Both liberal and conservative Supreme Court justices pressed
US Solicitor General Brian Fletcher on the subject, as the court faced turmoil in the government’s decision to prevent two previous CIA contractors from being questioned in a criminal investigation in Poland’s "black site" examining the treatment of detainee Abu Zubaydah
Supreme Court Justice Neil M. Gorsuch was amongst the few justices that appeared to see the option of Zubaydah testifying himself as an alternative after being skeptical that Zubaydah’s lawyers could overcome the government’s national security arguments.
“Why not make the witness available?” asked the conservative justice, referring to Zubaydah. “What is the government’s objection to the witness testifying in his own treatment and not requiring any addition from the government of any kind?”
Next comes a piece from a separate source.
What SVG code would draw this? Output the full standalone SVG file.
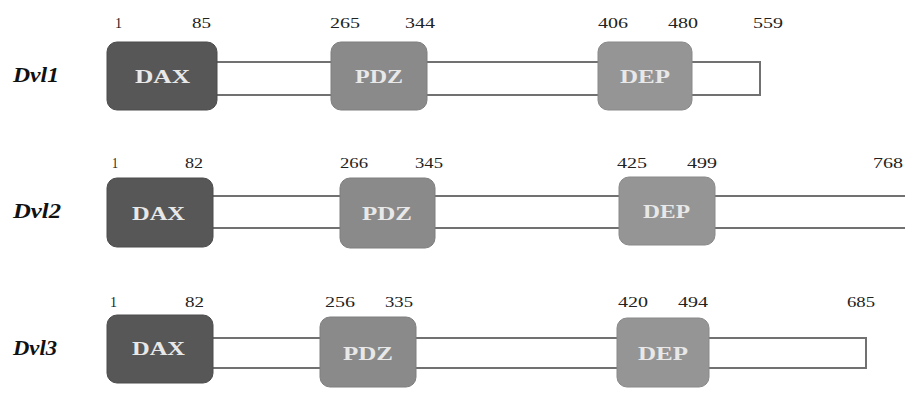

Gorsuch was joined by liberal Justice Stephen Breyer, who asked why Zubaydah was still in Guantanamo Bay after 15 years, especially after having never been charged with a crime. "I don't understand why he is still there," Breyer said.
Justice Sonia Sotomayor pushed Fletcher to provide a "clear answer — without invoking state secret or other privilege."
Fletcher’s response was that the request had to be taken back to the Defense Department, which is holding the detainee.
"We cannot offer that now. It's a request that has not been made,” Fletcher said. He added that as he could not commit to him testifying, and that he would get back to the court on the issue.
According to Zubaydah’s lawyer, David Klein, he is allegedly not permitted to testify under the conditions of his Guantanamo confinement.
The central issue of the case concerns Zubaydah, 50, who spent 15 years at Guantanamo after allegedly being “an associate and longtime terrorist ally of Osama bin Laden,” a Justice Department filing read.
Zubaydah was the first prisoner held by the CIA to undergo extensive torture. Aside from being blind, he is said to have endured waterboarding - a harsh interrogation technique that causes one to experience the sensation of drowning - as much as 83 times in just a single month, according to US government documents.
The detainee is requesting a subpoena testimony from the CIA contractors who supervised his torture, as the government appeals a lower court ruling that contractors James Elmer Mitchell and John Bruce Jessen could be subpoenaed under a US law that lets federal courts enforce a request for testimony or other evidence for a foreign legal proceeding.
Zubaydah’s lawyers have pushed Mitchell and Jessen to testify and provide documents in the criminal investigation in Poland — a location that is believed to be a CIA “black site” where harsh interrogation techniques were used.
To prevent them from being questioned and allegedly jeopardizing national security, the US government has asserted what is known as the "state-secrets privilege.”
Two psychologists who supervised Zubaydah's torture took over when the FBI failed to come up with the information that the CIA thought Zubaydah had.
In 2010, Zubaydah’s attorneys filed a criminal complaint in Poland to hold Polish officials accountable for their complicity in his "unlawful detention and torture." However, the US government refused to provide the information on grounds of national security. The move subsequently resulted in Zubaydah's lawyer filing an appeal to the European Court on Human Rights, prompting a reopening of the Polish investigation.
A testimony from the two psychologists that had supervised Zubaydah’s questioning was sought in the US shortly after.
A Supreme Court ruling is due by the end of June.
*Al-Qaeda is a terrorist organization banned in Russia and many other countries.